§ REQUIRED WORK:
Quote the listing below in its entirety, omitting every image.

§ SOURCE MATERIAL:
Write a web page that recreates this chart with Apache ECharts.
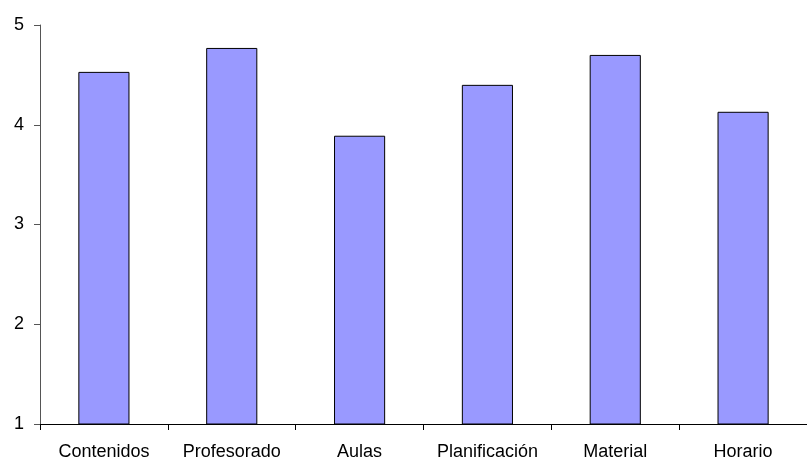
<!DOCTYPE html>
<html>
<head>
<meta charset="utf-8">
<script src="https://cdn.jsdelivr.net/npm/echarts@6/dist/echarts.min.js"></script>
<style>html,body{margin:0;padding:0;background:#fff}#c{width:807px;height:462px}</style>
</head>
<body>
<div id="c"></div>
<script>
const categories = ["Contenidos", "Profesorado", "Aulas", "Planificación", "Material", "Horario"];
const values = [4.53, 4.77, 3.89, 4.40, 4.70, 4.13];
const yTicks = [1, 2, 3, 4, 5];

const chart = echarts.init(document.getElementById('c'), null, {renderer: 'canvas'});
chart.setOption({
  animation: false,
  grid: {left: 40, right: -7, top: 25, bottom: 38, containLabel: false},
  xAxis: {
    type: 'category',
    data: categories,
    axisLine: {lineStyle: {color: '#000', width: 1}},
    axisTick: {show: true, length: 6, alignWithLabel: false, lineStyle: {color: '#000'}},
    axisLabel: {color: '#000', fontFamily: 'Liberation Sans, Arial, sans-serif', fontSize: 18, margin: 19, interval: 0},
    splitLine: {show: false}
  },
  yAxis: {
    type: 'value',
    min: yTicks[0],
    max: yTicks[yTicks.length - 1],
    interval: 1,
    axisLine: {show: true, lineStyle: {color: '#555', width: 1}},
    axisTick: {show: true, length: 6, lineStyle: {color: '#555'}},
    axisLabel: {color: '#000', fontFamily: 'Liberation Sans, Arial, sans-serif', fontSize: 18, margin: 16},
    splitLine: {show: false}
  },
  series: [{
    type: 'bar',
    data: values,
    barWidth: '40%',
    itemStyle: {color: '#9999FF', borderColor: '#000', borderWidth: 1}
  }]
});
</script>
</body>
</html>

§ TASK OUTPUT:
Write a web page that recreates this chart with Apache ECharts.
<!DOCTYPE html>
<html>
<head>
<meta charset="utf-8">
<script src="https://cdn.jsdelivr.net/npm/echarts@6/dist/echarts.min.js"></script>
<style>html,body{margin:0;padding:0;background:#fff}#c{width:807px;height:462px}</style>
</head>
<body>
<div id="c"></div>
<script>
const categories = ["Contenidos", "Profesorado", "Aulas", "Planificación", "Material", "Horario"];
const values = [4.53, 4.77, 3.89, 4.40, 4.70, 4.13];
const yTicks = [1, 2, 3, 4, 5];

const chart = echarts.init(document.getElementById('c'), null, {renderer: 'canvas'});
chart.setOption({
  animation: false,
  grid: {left: 40, right: -7, top: 25, bottom: 38, containLabel: false},
  xAxis: {
    type: 'category',
    data: categories,
    axisLine: {lineStyle: {color: '#000', width: 1}},
    axisTick: {show: true, length: 6, alignWithLabel: false, lineStyle: {color: '#000'}},
    axisLabel: {color: '#000', fontFamily: 'Liberation Sans, Arial, sans-serif', fontSize: 18, margin: 19, interval: 0},
    splitLine: {show: false}
  },
  yAxis: {
    type: 'value',
    min: yTicks[0],
    max: yTicks[yTicks.length - 1],
    interval: 1,
    axisLine: {show: true, lineStyle: {color: '#555', width: 1}},
    axisTick: {show: true, length: 6, lineStyle: {color: '#555'}},
    axisLabel: {color: '#000', fontFamily: 'Liberation Sans, Arial, sans-serif', fontSize: 18, margin: 16},
    splitLine: {show: false}
  },
  series: [{
    type: 'bar',
    data: values,
    barWidth: '40%',
    itemStyle: {color: '#9999FF', borderColor: '#000', borderWidth: 1}
  }]
});
</script>
</body>
</html>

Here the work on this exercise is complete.